Bu sistem var oldukça Türkiye’nin ürettiği siyasetleri ve siyasi partileri de zehirlemekten geri kalmıyor. Hepsi o mücadele sürecinde az çok ondan etkileniyor ve benzer şekilde bir toplum projesi/ideali üretiyor. Bu ideali hayata geçirmek için, cari sistem cazip bir seçenek olarak duruyor. Muhafazakârlık ondan etkilendiği gibi, Kürt siyasal hareketi de aynı dile ve mantığa kapılabiliyor. Diğerleri zaten bu ideolojinin siyasal temsilcileri.

Sonuçta ortaya çıkan tabloyu, farkı boylarda, açılarda ve renklerden aynalarla donatılmış bir odada bir zihniyet ve onun her bir aynaya düşen farklı yansımaları biçiminde resmetmek mümkün. İttihatçılık ve devamı olan Kemalizm, o ideolojinin en yıkıcı ve zararlı olanı.

Toplum Ankara’nın ilerisinde

Cumhuriyetçi ideolojiyi ve onun ürettiği sistemi bir bütün olarak reddetmedikçe, hiç bir siyasal hareketin kendini o sistemin cazibesinden kurtarma imkanı yoktur. Aynı durum muhafazakar demokratlar için de, Kürt siyasal hareketi için de geçerlidir.

O sistemin içinde kalındığı sürece, muhafazakarların yapacağı şey, cumhuriyetçi ideolojinin toplumsal tabanını, Kemalizm’in aksine, genişletmekten başka bir şey değil.
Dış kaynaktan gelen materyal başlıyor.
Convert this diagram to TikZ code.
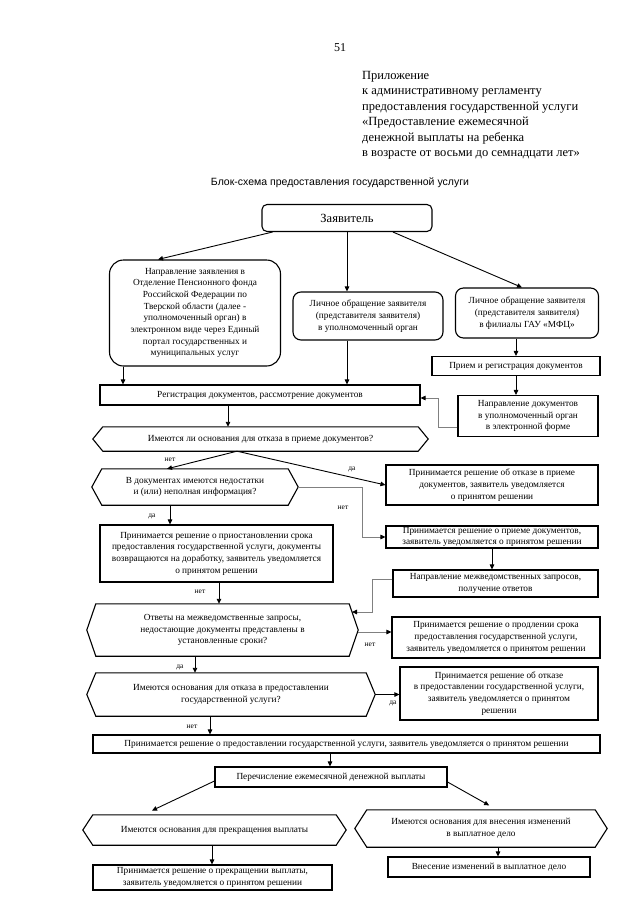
\documentclass[tikz,border=0pt]{standalone}
\usepackage{fontspec}
\setmainfont{Liberation Serif}
\newfontfamily\titlefont{Liberation Sans}
\usetikzlibrary{arrows.meta}
\newcommand\myhex[2]{\draw[line width=1.1pt] (#1.west) -- ([xshift=#2]#1.north west) -- ([xshift=-#2]#1.north east) -- (#1.east) -- ([xshift=-#2]#1.south east) -- ([xshift=#2]#1.south west) -- cycle;}
\begin{document}
\begin{tikzpicture}[x=1pt,y=-1pt,
  box/.style={draw=black, line width=1.1pt, align=center, inner sep=1pt, font=\fontsize{9.3}{11.7}\selectfont},
  rbox/.style={box, rounded corners=#1},
  hexnode/.style={align=center, inner sep=1pt, font=\fontsize{9.3}{11.7}\selectfont},
  conn/.style={line width=0.9pt, -{Triangle[length=5pt,width=4.5pt]}},
  gconn/.style={line width=0.9pt, draw=black!50, -{Triangle[length=5pt,width=4.5pt,color=black]}},
  lbl/.style={font=\fontsize{7.5}{9}\selectfont, inner sep=0pt},
]
\useasboundingbox[fill=white] (0,0) rectangle (640,905);

% header
\node[font=\fontsize{12}{14}\selectfont] (n51) at (340,48) {51};
\node[anchor=north west, align=left, inner sep=0pt, font=\fontsize{12.5}{15.5}\selectfont] (app) at (362,71)
 {Приложение\\ к административному регламенту\\ предоставления государственной услуги\\ «Предоставление ежемесячной\\ денежной выплаты на ребенка\\ в возрасте от восьми до семнадцати лет»};
\node[font=\titlefont\fontsize{10.5}{12}\selectfont] (title) at (340,183) {Блок-схема предоставления государственной услуги};

% nodes
\node[rbox=5pt, minimum width=170, minimum height=27, font=\fontsize{12.5}{14}\selectfont] (zaj) at (347,218) {Заявитель};
\node[rbox=14pt, minimum width=171, minimum height=106] (a) at (195,313) {Направление заявления в\\ Отделение Пенсионного фонда\\ Российской Федерации по\\ Тверской области (далее -\\ уполномоченный орган) в\\ электронном виде через Единый\\ портал государственных и\\ муниципальных услуг};
\node[rbox=8pt, minimum width=150, minimum height=48] (b) at (368,316) {Личное обращение заявителя\\ (представителя заявителя)\\ в уполномоченный орган};
\node[rbox=8pt, minimum width=143, minimum height=50] (c) at (527,313) {Личное обращение заявителя\\ (представителя заявителя)\\ в филиалы ГАУ «МФЦ»};
\node[box, minimum width=168, minimum height=19] (d) at (516,366) {Прием и регистрация документов};
\node[box, minimum width=140, minimum height=41] (e) at (528,416) {Направление документов\\ в уполномоченный орган\\ в электронной форме};
\node[box, minimum width=320, minimum height=20] (f) at (260,395) {Регистрация документов, рассмотрение документов};
\node[hexnode, minimum width=335, minimum height=24] (g) at (260.5,439) {Имеются ли основания для отказа в приеме документов?};
\myhex{g}{10}
\node[hexnode, minimum width=206, minimum height=36] (h) at (195,487) {В документах имеются недостатки\\ и (или) неполная информация?};
\myhex{h}{10}
\node[box, minimum width=212, minimum height=40] (i) at (492,485) {Принимается решение об отказе в приеме\\ документов, заявитель уведомляется\\ о принятом решении};
\node[box, minimum width=212, minimum height=22] (j) at (492,537) {Принимается решение о приеме документов,\\ заявитель уведомляется о принятом решении};
\node[box, minimum width=233, minimum height=57] (k) at (216.5,553.5) {Принимается решение о приостановлении срока\\ предоставления государственной услуги, документы\\ возвращаются на доработку, заявитель уведомляется\\ о принятом решении};
\node[box, minimum width=205, minimum height=27] (l) at (495.5,583.5) {Направление межведомственных запросов,\\ получение ответов};
\node[hexnode, minimum width=271, minimum height=52] (m) at (222.5,630) {Ответы на межведомственные запросы,\\ недостающие документы представлены в\\ установленные сроки?};
\myhex{m}{9}
\node[box, minimum width=208, minimum height=41] (n) at (496,637.5) {Принимается решение о продлении срока\\ предоставления государственной услуги,\\ заявитель уведомляется о принятом решении};
\node[hexnode, minimum width=288, minimum height=43] (o) at (231,694.5) {Имеются основания для отказа в предоставлении\\ государственной услуги?};
\myhex{o}{9}
\node[box, minimum width=198, minimum height=53] (p) at (499,693.5) {Принимается решение об отказе\\ в предоставлении государственной услуги,\\ заявитель уведомляется о принятом\\ решении};
\node[box, minimum width=507, minimum height=18] (q) at (346.5,744) {Принимается решение о предоставлении государственной услуги, заявитель уведомляется о принятом решении};
\node[box, minimum width=232, minimum height=20] (r) at (331,777) {Перечисление ежемесячной денежной выплаты};
\node[hexnode, minimum width=263, minimum height=30] (s) at (214.5,830) {Имеются основания для прекращения выплаты};
\myhex{s}{10}
\node[hexnode, minimum width=252, minimum height=37] (t) at (481,828.5) {Имеются основания для внесения изменений\\ в выплатное дело};
\myhex{t}{12}
\node[box, minimum width=239, minimum height=25] (u) at (212.5,877.5) {Принимается решение о прекращении выплаты,\\ заявитель уведомляется о принятом решении};
\node[box, minimum width=202, minimum height=20] (v) at (489,867) {Внесение изменений в выплатное дело};

% connectors
\draw[conn] ([xshift=11]zaj.south west) -- (158,0 |- a.north);
\draw[conn] (347,0 |- zaj.south) -- (347,0 |- b.north);
\draw[conn] (393,0 |- zaj.south) -- (522,0 |- c.north);
\draw[conn] (123,0 |- a.south) -- (123,0 |- f.north);
\draw[conn] (347,0 |- b.south) -- (347,0 |- f.north);
\draw[conn] (516,0 |- c.south) -- (516,0 |- d.north);
\draw[conn] (516,0 |- d.south) -- (516,0 |- e.north);
\draw[gconn] (e.west |- 0,427) -- (438,427) -- (438,398) -- (f.east |- 0,398);
\draw[conn] (228,0 |- f.south) -- (228,0 |- g.north);
\draw[conn] (237,0 |- g.south) -- (167,0 |- h.north);
\node[lbl] (l1) at (170,460) {нет};
\draw[conn] (237,0 |- g.south) -- (i.west);
\node[lbl] (l2) at (352,469) {да};
\draw[gconn] (h.east) -- (362,0 |- h.east) -- (362,0 |- j.west) -- (j.west);
\node[lbl] (l3) at (343,508) {нет};
\draw[conn] (170,0 |- h.south) -- (170,0 |- k.north);
\node[lbl] (l4) at (152,516) {да};
\draw[conn] (492,0 |- j.south) -- (492,0 |- l.north);
\draw[conn] (219,0 |- k.south) -- (219,0 |- m.north);
\node[lbl] (l5) at (200,592) {нет};
\draw[gconn] (l.west |- 0,579) -- (372,579) -- (372,612) -- (352,612);
\draw[gconn] (m.east |- 0,632) -- (n.west |- 0,632);
\node[lbl] (l6) at (370,645) {нет};
\draw[conn] (195,0 |- m.south) -- (195,0 |- o.north);
\node[lbl] (l7) at (180,667) {да};
\draw[conn] (o.east) -- (p.west |- o.east);
\node[lbl] (l8) at (393,703) {да};
\draw[conn] (210,0 |- o.south) -- (210,0 |- q.north);
\node[lbl] (l9) at (192,727) {нет};
\draw[conn] (330,0 |- q.south) -- (330,0 |- r.north);
\draw[conn, shorten >=10pt] (r.west |- 0,781) -- (143,0 |- s.north);
\draw[conn, shorten >=9pt] (r.east |- 0,782) -- (497,0 |- t.north);
\draw[conn] (212,0 |- s.south) -- (212,0 |- u.north);
\draw[conn] (498,0 |- t.south) -- (498,0 |- v.north);
\end{tikzpicture}
\end{document}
Bunun ölümcül bir hata olduğunu söylemeye bile gerek yok.

Bu sistem demokrasinin kurumsallaşmasına elverişli bir sistem değil. Total bir hakimiyet ile bunun karşısında darbelere veya savaşa mecbur bırakan muhalefet dışında seçenek sunmuyor. Bu sistem içinde siyasetin normalleşmesi mümkün değil.

Son üç yıl içinde yaşanan tüm olaylar bunu açıkça kanıtlıyor.

Modern, işbölümünü tamamlamış, demokratik bir sekülerleşme yaşayan, heterojen, sokağından başlayarak bireysel ve kültürel otonomisini korumak isteyen, nihayetinde devleti özgürlük alanının dışında görmek ve katılımcı toplumsal iradeye dayandırmak isteyen bir toplumsal ortalama karşısında, bunda ısrar etmenin anlamı yoktur.

Toplumun doğası mühendisliği kaldırmıyor.

Neyse ki demokratik süreçler, sorunlara bigane kalınmasını mümkün kılmıyor. Hükmünü bir şekilde icra ediyor. Ankara’nın ilerisinde olan toplum, demokrasi mücadelesinin başat unsurlarına, mevcut düzenle başta Kürt sorunu olmak üzere hiçbir sorunun çözülemeyeceği realitesini hatırlatıyor. Aynalı odanın sihrini bozabiliyor.

Cari düzeni yeniden üretmeye odaklı anayasa çalışmalarının başarısızlıkla sonuçlanmış olması da, bu sihrin bozulduğuna işaret olarak yorumlanmalı.

Diyarbakır çıkarması ise yeni bir başlangıcın adeta imkânını sunuyor.